Vol. 285, Issue 3, 1031-1038, June 1998

Effect of COX-1 and COX-2 Inhibition on Induction and Maintenance of Carrageenan-Evoked Thermal Hyperalgesia in Rats¹

David M. Dirig, Peter C. Isakson and Tony L. Yaksh

Departments of Anesthesiology (T.L.Y.) and Pharmacology (D.M.D., T.L.Y.), University of California, San Diego, California

Intrathecal administration of nonsteroidal anti-inflammatory drugs in the rat blocks the thermal hyperalgesia induced by tissue injury, which suggests a role for spinal cyclooxygenase (COX) products in this facilitated state. Two isozymes of the COX enzyme have been reported, COX-1 and COX-2, but the agents thus far examined are not isozyme selective. We examined the effects of intrathecally (i.t.) or systemically (i.p.) administered S(+)-ibuprofen (a nonselective COX inhibitor) or 1-[(4-methysulfonyl)phenyl]-3-tri-fluoromethyl-5-(4-fluorophenyl) pyrazole (SC58125; a COX-2 selective inhibitor) on carrageenan-induced thermal hyperalgesia (reduced hindpaw-withdrawal latency).

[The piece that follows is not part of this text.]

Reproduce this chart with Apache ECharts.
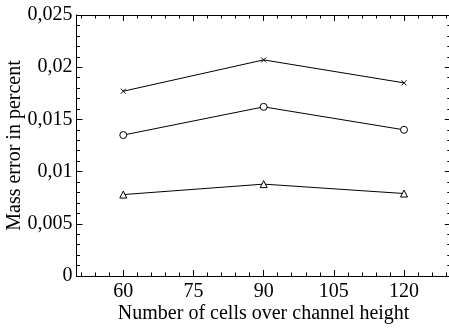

The following observations were made: 1) Thermal hyperalgesia otherwise observed during the first 170 min was blocked in a dose-dependent manner by S(+)-ibuprofen or SC58125 administered i.t. or i.p. before carrageenan treatment. 2) Intraperitoneal, but not i.t., administration of either inhibitor after the establishment of hyperalgesia (170 min after carrageenan injection) reversed thermal hyperalgesia in a dose-dependent manner. Thus, the initial component of thermal hyperalgesia after tissue injury was blocked by systemic or spinal administration of both COX inhibitors, whereas established hyperalgesia was reversed only by systemic inhibitors. This study demonstrates that at least spinal COX-2, if not both COX-1 and COX-2, are necessary for the initiation of thermal hyperalgesia, whereas nonspinal sources of prostanoids (synthesized by COX-2 and perhaps also COX-1) are important for the maintenance of thermal hyperalgesia associated with tissue injury and inflammation.